In the boardrooms of the 20th century, competitive advantage was defined by land, labor, and capital. In the early 21st century, it shifted to data, compute, and proprietary algorithms. But as we reach the physical limits of Moore’s Law, a contrarian reality is emerging: The next great monopoly will be built on the mastery of heat removal.
While the broader market remains fixated on software-as-a-service (SaaS) and generative AI, the elite tier of institutional capital is quietly pivoting toward a more fundamental constraint—the ‘Thermodynamic Wall.’ If your business model relies on large-scale compute, energy transmission, or industrial-scale power, you are currently paying a ‘Friction Tax’ that acts as a hidden ceiling on your ROI.
The Thermodynamic Bottleneck as a Competitive Moat
We often treat power and cooling as utilities—a line item on the OpEx sheet that fluctuates with market prices. This is a strategic error. As we integrate High-Temperature Superconductivity (HTS) into industrial workflows, energy efficiency is no longer just about ‘going green’; it is about density domination.
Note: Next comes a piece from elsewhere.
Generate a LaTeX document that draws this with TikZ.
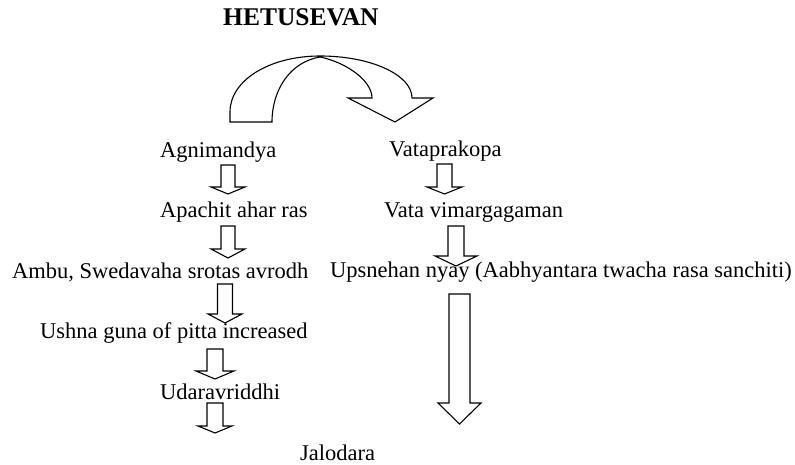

The company that can operate its data centers or power grids at 77K (the HTS threshold) will be able to perform calculations or deliver power at a density that is physically impossible for their competitors operating at ambient temperatures.
This creates a new type of barrier to entry. If you can squeeze 10x the compute power into the same physical footprint using HTS-integrated hardware, you are effectively operating in a different economic dimension than your competitors. Your cost-per-watt advantage becomes an insurmountable moat that no amount of software optimization can overcome.
The ‘Cryo-Integration’ Fallacy: Why Waiting is Losing
Many executives dismiss HTS by pointing to the ‘complexity’ of cryogenic integration. They view liquid nitrogen cooling as an ‘engineering nightmare.’ This is the classic innovator’s trap. History shows that industries do not avoid new technologies because of their inherent complexity; they avoid them because they represent a change in operational paradigm.
The shift is not about the cost of the nitrogen—it is about the architectural re-platforming. Companies currently building ‘super-conducting ready’ infrastructure are essentially investing in the ‘plumbing’ of the next industrial era. When the mainstream finally pivots, those who have spent the last 24 months solving for cryo-integration will be the only ones capable of scaling, while the laggards will be trapped in the high-friction, heat-bloated architectures of the silicon era.
The Strategic Imperative: Capitalize on Infrastructure Arbitrage
To prepare for this transition, leadership teams must move beyond simple ESG initiatives and toward infrastructure arbitrage. Ask yourself these three questions:
- Where is our heat waste currently capping our ceiling? If your current infrastructure requires massive, dedicated HVAC arrays, you are burning capital to defeat the laws of physics.
- Can we decentralize our power supply? Superconducting Magnetic Energy Storage (SMES) isn’t just a battery; it is an instantaneous power delivery system. Companies that control their own micro-grids with HTS components will be immune to the volatility of legacy, resistive power grids.
- Are we partnering with the ‘Material Scientists’ or just the ‘System Integrators’? Stop looking for off-the-shelf solutions from Tier-1 OEMs who are incentivized to maintain the status quo of high-heat, high-inefficiency silicon. Look to the companies building the HTS supply chain (REBCO tapes and HTS-ready magnets). That is where the next decade of alpha resides.
The Silicon Era was defined by how much logic you could fit on a chip. The HTS Era will be defined by how much energy you can move without losing it to the environment. The winners of the 2030s will not be the ones with the best software—they will be the ones who mastered the cooling.